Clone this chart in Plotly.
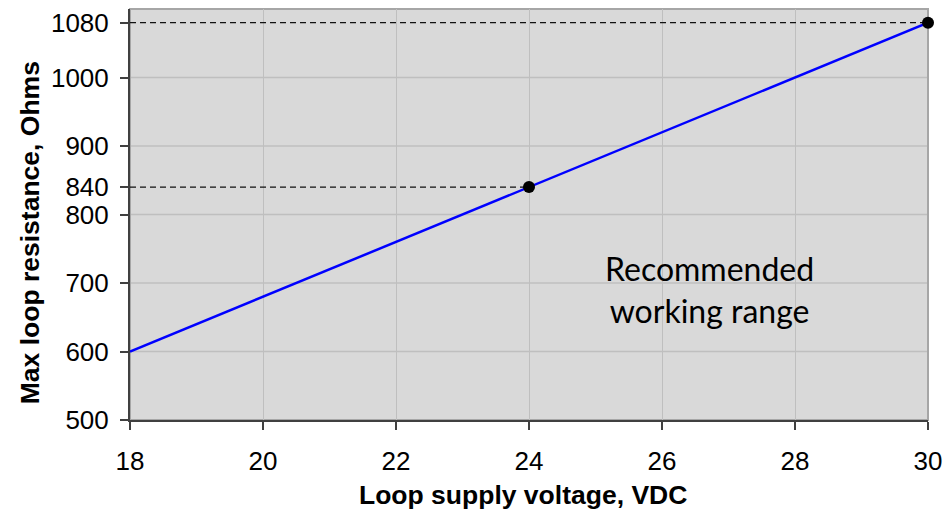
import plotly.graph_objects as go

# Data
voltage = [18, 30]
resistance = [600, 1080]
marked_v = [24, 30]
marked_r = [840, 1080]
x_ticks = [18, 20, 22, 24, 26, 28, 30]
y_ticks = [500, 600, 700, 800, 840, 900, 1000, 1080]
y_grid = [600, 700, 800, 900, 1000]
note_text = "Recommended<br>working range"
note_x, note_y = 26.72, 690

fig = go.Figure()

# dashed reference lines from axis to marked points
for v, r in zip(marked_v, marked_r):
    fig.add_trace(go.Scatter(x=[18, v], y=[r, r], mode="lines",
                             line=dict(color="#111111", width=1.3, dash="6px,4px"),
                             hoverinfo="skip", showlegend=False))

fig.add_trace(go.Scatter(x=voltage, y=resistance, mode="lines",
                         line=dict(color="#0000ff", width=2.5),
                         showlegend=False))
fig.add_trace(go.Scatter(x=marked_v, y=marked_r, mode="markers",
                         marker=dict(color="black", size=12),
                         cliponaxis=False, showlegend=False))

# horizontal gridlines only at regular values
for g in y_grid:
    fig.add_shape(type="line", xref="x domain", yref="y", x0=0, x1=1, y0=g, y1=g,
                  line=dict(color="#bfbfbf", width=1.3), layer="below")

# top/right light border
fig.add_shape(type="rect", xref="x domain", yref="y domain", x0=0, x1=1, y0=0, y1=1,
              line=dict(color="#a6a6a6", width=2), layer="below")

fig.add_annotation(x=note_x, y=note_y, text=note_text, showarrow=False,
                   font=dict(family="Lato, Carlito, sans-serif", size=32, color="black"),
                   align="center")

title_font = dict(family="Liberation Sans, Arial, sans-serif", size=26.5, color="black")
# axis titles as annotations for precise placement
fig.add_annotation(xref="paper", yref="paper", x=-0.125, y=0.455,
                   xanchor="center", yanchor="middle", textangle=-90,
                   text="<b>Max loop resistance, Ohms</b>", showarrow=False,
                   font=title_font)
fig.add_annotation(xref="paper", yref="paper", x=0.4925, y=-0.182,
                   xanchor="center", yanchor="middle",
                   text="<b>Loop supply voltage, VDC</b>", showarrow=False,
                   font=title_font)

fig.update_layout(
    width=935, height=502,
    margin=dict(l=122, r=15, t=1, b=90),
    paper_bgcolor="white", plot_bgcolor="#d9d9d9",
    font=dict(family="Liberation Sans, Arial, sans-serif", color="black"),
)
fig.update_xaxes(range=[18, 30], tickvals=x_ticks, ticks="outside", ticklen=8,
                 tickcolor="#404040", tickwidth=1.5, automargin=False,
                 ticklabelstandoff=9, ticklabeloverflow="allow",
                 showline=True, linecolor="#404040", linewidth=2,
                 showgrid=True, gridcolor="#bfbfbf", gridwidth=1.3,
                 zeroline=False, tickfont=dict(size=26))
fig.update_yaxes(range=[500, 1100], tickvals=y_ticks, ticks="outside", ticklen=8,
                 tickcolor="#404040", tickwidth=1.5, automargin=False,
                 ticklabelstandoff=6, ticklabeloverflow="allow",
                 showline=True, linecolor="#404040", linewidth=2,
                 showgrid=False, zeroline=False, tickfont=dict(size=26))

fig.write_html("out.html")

> Exercise
Exactly reproduce the run of lines from the start of the listing through the line with "cliponaxis=False, showlegend=False))", inclusive; pictures are not copied.

> Expected answer
Clone this chart in Plotly.
import plotly.graph_objects as go

# Data
voltage = [18, 30]
resistance = [600, 1080]
marked_v = [24, 30]
marked_r = [840, 1080]
x_ticks = [18, 20, 22, 24, 26, 28, 30]
y_ticks = [500, 600, 700, 800, 840, 900, 1000, 1080]
y_grid = [600, 700, 800, 900, 1000]
note_text = "Recommended<br>working range"
note_x, note_y = 26.72, 690

fig = go.Figure()

# dashed reference lines from axis to marked points
for v, r in zip(marked_v, marked_r):
    fig.add_trace(go.Scatter(x=[18, v], y=[r, r], mode="lines",
                             line=dict(color="#111111", width=1.3, dash="6px,4px"),
                             hoverinfo="skip", showlegend=False))

fig.add_trace(go.Scatter(x=voltage, y=resistance, mode="lines",
                         line=dict(color="#0000ff", width=2.5),
                         showlegend=False))
fig.add_trace(go.Scatter(x=marked_v, y=marked_r, mode="markers",
                         marker=dict(color="black", size=12),
                         cliponaxis=False, showlegend=False))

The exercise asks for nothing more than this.